On the panel, moderated by TheWrap’s Diane Haithman, Clinch said older audiences have embraced the tech revolution and no longer fit the advertisers’ credo that brand loyalty keeps the 50-plus audience from being a prime demographic to try — read: buy — something new.
“They say that they have to skew younger because of brand changes, but I’ll change brands in a heartbeat,” said Clinch, who serves as chair of the Writers Guild of America West’s Career Longevity Committee. “I went from PC to Mac when I was 60 … I think that the perception of the audience, and their rigidity as perceived, is skewing things in a tragic direction.”
Iris Grossman, a talent manager at Echo Lake Entertainment who also serves as president of GreenLightWomen, an alliance of creative and business professionals over 40 — points out that not only are people in their 40s, 50s, and 60-plus as tech-savvy as Gen Z, they also often control the dollars advertisers seek when they show glamorous young people living the high life in ads.
“You show me a 20-year-old who’s buying a Mercedes — they’re not, unless Daddy and Mommy are buying it for them,” said Grossman, who proudly said she turns 67 next month. “So that’s bull. And (we) talked about being savvy on streaming: Who do you think pays for my son’s Netflix?”
WME agent CJ Fight, whose work focuses on feature films, said those same older-audience dollars also feed theatrical box office, as well as streaming subscriptions. “I think that we shouldn’t make the mistake that older people can’t be tech-savvy,” said Fight, 33. “My mom’s in her late 60s and she’s got Hulu, Netflix, HBO Max. She has them all, right?”
Fight observed that filmmakers on the festival circuit seem to gravitate toward fare they believe will appeal to people in their 20s and 30s but added, “Some of our biggest successes as an agency have been films that are targeted towards an older demographic.” She cited Paramount’s 2018 Jane Fonda-Diane Keaton ensemble film “Book Club,” which grossed $104.4 million worldwide on a reported $10 million budget.
Entertainment attorney Ghen Naraya Long, whose clients come from a hybrid world of “technotainment,” said Netflix’s powerful (and mysterious) recommendation algorithm, especially when shared by a family, can lead a viewer to content that is far outside what might be considered appropriate to their demographic.

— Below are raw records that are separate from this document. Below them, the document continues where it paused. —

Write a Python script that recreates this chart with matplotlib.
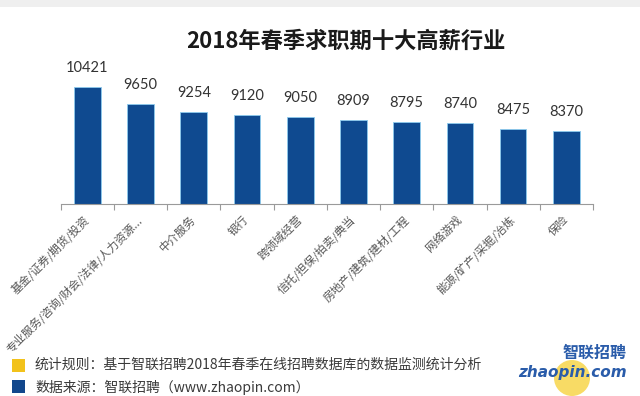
import matplotlib
matplotlib.use("Agg")
import matplotlib.pyplot as plt
from matplotlib.patches import Rectangle, Ellipse

plt.rcParams['font.family'] = ['Noto Sans CJK SC', 'DejaVu Sans']

categories = ["基金/证券/期货/投资", "专业服务/咨询/财会/法律/人力资源...", "中介服务", "银行",
              "跨领域经营", "信托/担保/拍卖/典当", "房地产/建筑/建材/工程", "网络游戏",
              "能源/矿产/采掘/冶炼", "保险"]
salaries = [10421, 9650, 9254, 9120, 9050, 8909, 8795, 8740, 8475, 8370]
title = "2018年春季求职期十大高薪行业"
note1 = "统计规则：基于智联招聘2018年春季在线招聘数据库的数据监测统计分析"
note2 = "数据来源：智联招聘（www.zhaopin.com）"

W, H = 640, 396
fig = plt.figure(figsize=(6.4, 3.96), dpi=100)
fig.patch.set_facecolor("white")

def fx(px):
    return px / W

def fy(py):
    return 1 - py / H

# light gray top band
fig.patches.append(Rectangle((0, fy(7)), 1, 7 / H, transform=fig.transFigure,
                             facecolor="#efefef", edgecolor="none", zorder=0))

ax = fig.add_axes([fx(60.7), fy(204), fx(593) - fx(60.7), fy(74.4) - fy(204)])
x = list(range(len(categories)))
bar_color = "#0f4a90"
ax.bar(x, salaries, width=0.5, color=bar_color, edgecolor="#8ccbee", linewidth=0.6)
ax.set_xlim(-0.5, len(categories) - 0.5)
ax.set_ylim(5000, 11000)

for xi, v in zip(x, salaries):
    ax.annotate(str(v), (xi, v), xytext=(0, 13.5), textcoords="offset points",
                ha="center", va="center", fontsize=10.5, color="#333333",
                family=["Lato", "DejaVu Sans"])

for s in ["top", "right", "left"]:
    ax.spines[s].set_visible(False)
ax.spines["bottom"].set_color("#9a9a9a")
ax.spines["bottom"].set_linewidth(0.8)
ax.set_yticks([])
ax.set_xticks(x)
ax.set_xticklabels(categories, rotation=45, ha="right", va="center",
                   rotation_mode="anchor", fontsize=8.2, color="#555555")
ax.tick_params(axis="x", which="major", length=0, pad=10)
ax.set_xticks([i - 0.5 for i in range(len(categories) + 1)], minor=True)
ax.tick_params(axis="x", which="minor", length=4, color="#9a9a9a", width=0.8)

fig.text(fx(346), fy(41), title, ha="center", va="center", fontsize=16,
         fontweight="bold", color="#1a1a1a")

# legend notes
fig.patches.append(Rectangle((fx(12), fy(372)), 13 / W, 13 / H, transform=fig.transFigure,
                             facecolor="#f2c21b", edgecolor="none"))
fig.patches.append(Rectangle((fx(12), fy(393)), 13 / W, 13 / H, transform=fig.transFigure,
                             facecolor="#12478c", edgecolor="none"))
fig.text(fx(35), fy(365), note1, ha="left", va="center", fontsize=10, color="#3a3a3a")
fig.text(fx(35), fy(387), note2, ha="left", va="center", fontsize=10, color="#3a3a3a")

# logo
fig.patches.append(Ellipse((fx(572), fy(378)), 36 / W, 36 / H, transform=fig.transFigure,
                           facecolor="#f7d54a", edgecolor="none", alpha=0.85))
fig.text(fx(627), fy(353), "智联招聘", ha="right", va="center", fontsize=11.5,
         fontweight="bold", style="italic", color="#2a5caa")
fig.text(fx(572), fy(372), "zhaopin.com", ha="center", va="center", fontsize=11,
         fontweight="bold", style="italic", color="#2a5caa",
         family=["DejaVu Sans"])

fig.savefig("out.png", dpi=100, facecolor="white")
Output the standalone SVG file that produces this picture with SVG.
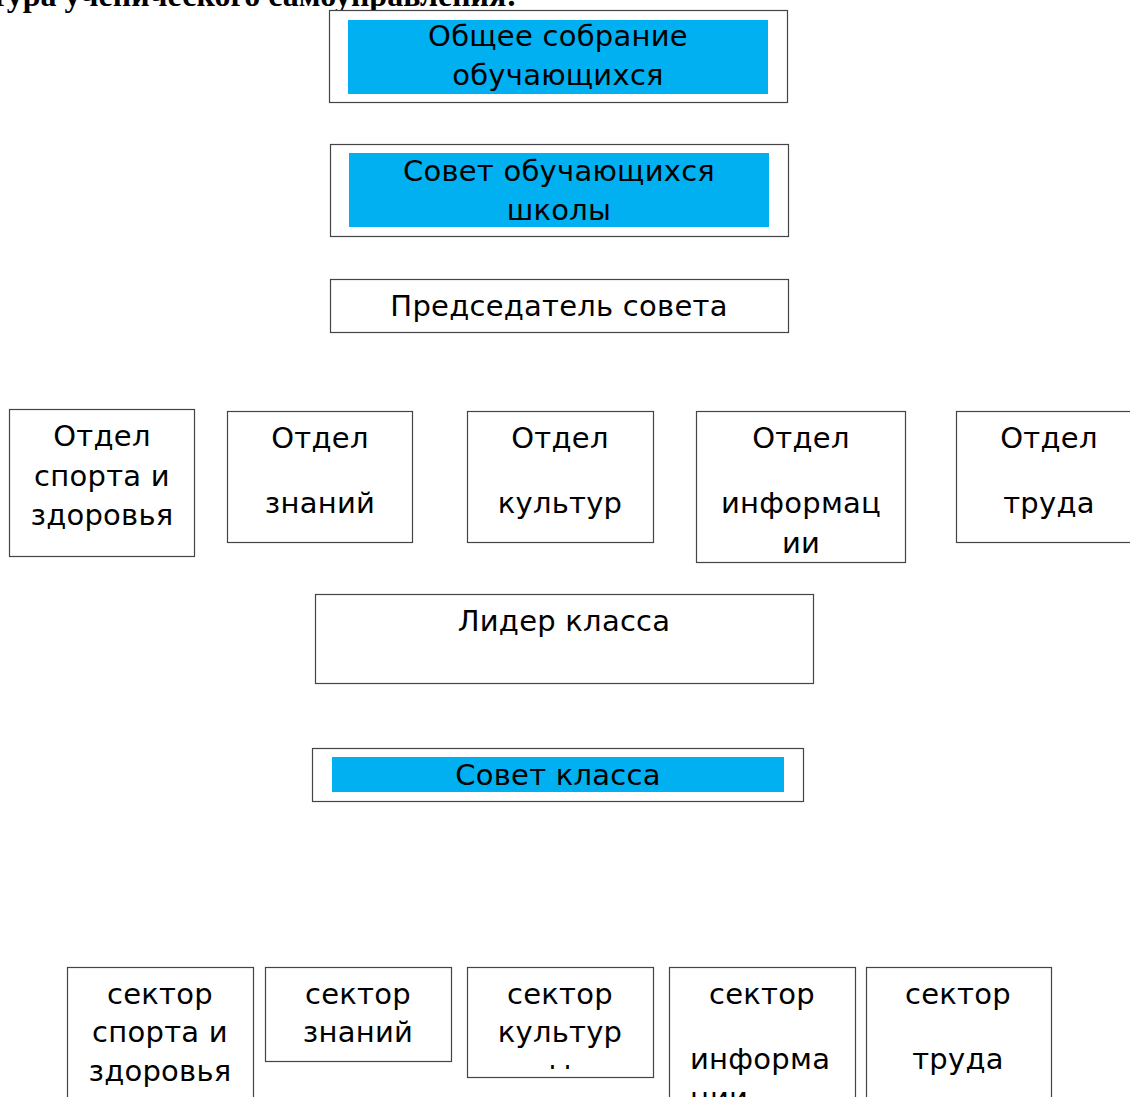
<svg xmlns="http://www.w3.org/2000/svg" width="1130" height="1097" viewBox="0 0 1130 1097">
<style>
.box{fill:#fff;stroke:#444;stroke-width:1.2}
.blue{fill:#00B0F0}
.t{font-family:"DejaVu Sans",sans-serif;font-size:29px;letter-spacing:0.25px;fill:#000;text-anchor:middle}
.tl{font-family:"DejaVu Sans",sans-serif;font-size:29px;letter-spacing:0.25px;fill:#000}
.title{font-family:"Liberation Serif",serif;font-weight:bold;font-size:32px;fill:#000;text-anchor:end}
</style>
<defs>
<clipPath id="c3"><rect x="467" y="967" width="186" height="102"/></clipPath>
</defs>
<rect width="1130" height="1097" fill="#fff"/>
<text class="title" x="517" y="6">Структура ученического самоуправления:</text>
<g id="connectors"></g>
<g id="n1"><rect class="box" x="329.5" y="10.5" width="458" height="92"/><rect class="blue" x="348" y="20" width="420" height="74"/><text class="t" x="558" y="46">Общее собрание</text><text class="t" x="558" y="85">обучающихся</text></g>
<g id="n2"><rect class="box" x="330.5" y="144.5" width="458" height="92"/><rect class="blue" x="349" y="153" width="420" height="74"/><text class="t" x="559" y="181">Совет обучающихся</text><text class="t" x="559" y="220">школы</text></g>
<g id="n3"><rect class="box" x="330.5" y="279.5" width="458" height="53"/><text class="t" x="559" y="316">Председатель совета</text></g>
<g id="d1"><rect class="box" x="9.5" y="409.5" width="185" height="147"/><text class="t" x="102" y="446">Отдел</text><text class="t" x="102" y="486">спорта и</text><text class="t" x="102" y="525">здоровья</text></g>
<g id="d2"><rect class="box" x="227.5" y="411.5" width="185" height="131"/><text class="t" x="320" y="448">Отдел</text><text class="t" x="320" y="513">знаний</text></g>
<g id="d3"><rect class="box" x="467.5" y="411.5" width="186" height="131"/><text class="t" x="560" y="448">Отдел</text><text class="t" x="560" y="513">культур</text></g>
<g id="d4"><rect class="box" x="696.5" y="411.5" width="209" height="151"/><text class="t" x="801" y="448">Отдел</text><text class="t" x="801" y="513">информац</text><text class="t" x="801" y="553">ии</text></g>
<g id="d5"><rect class="box" x="956.5" y="411.5" width="185" height="131"/><text class="t" x="1049" y="448">Отдел</text><text class="t" x="1049" y="513">труда</text></g>
<g id="n4"><rect class="box" x="315.5" y="594.5" width="498" height="89"/><text class="t" x="564" y="631">Лидер класса</text></g>
<g id="n5"><rect class="box" x="312.5" y="748.5" width="491" height="53"/><rect class="blue" x="332" y="757" width="452" height="35"/><text class="t" x="558" y="785">Совет класса</text></g>
<g id="s1"><rect class="box" x="67.5" y="967.5" width="186" height="140"/><text class="t" x="160" y="1004">сектор</text><text class="t" x="160" y="1042">спорта и</text><text class="t" x="160" y="1081">здоровья</text></g>
<g id="s2"><rect class="box" x="265.5" y="967.5" width="186" height="94"/><text class="t" x="358" y="1004">сектор</text><text class="t" x="358" y="1042">знаний</text></g>
<g id="s3"><rect class="box" x="467.5" y="967.5" width="186" height="110"/><text class="t" x="560" y="1004">сектор</text><text class="t" x="560" y="1042">культур</text><text class="t" x="560" y="1081" clip-path="url(#c3)">ы</text></g>
<g id="s4"><rect class="box" x="669.5" y="967.5" width="186" height="140"/><text class="t" x="762" y="1004">сектор</text><text class="tl" x="690" y="1069">информа</text><text class="tl" x="690" y="1108">ции</text></g>
<g id="s5"><rect class="box" x="866.5" y="967.5" width="185" height="140"/><text class="t" x="958" y="1004">сектор</text><text class="t" x="958" y="1069">труда</text></g>
</svg>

“Having spoken to a lot of writers and represented a lot of writers, they’re always told to write what’s authentic to you. Write as if you were your audience, and I think we encourage that,” said Long, who is 48. “And after we get that audience, that Gen X audience (turning 50), that age demographic that is not represented, you will end up with that representation by championing that age demographic to tell their stories and distribute their stories.”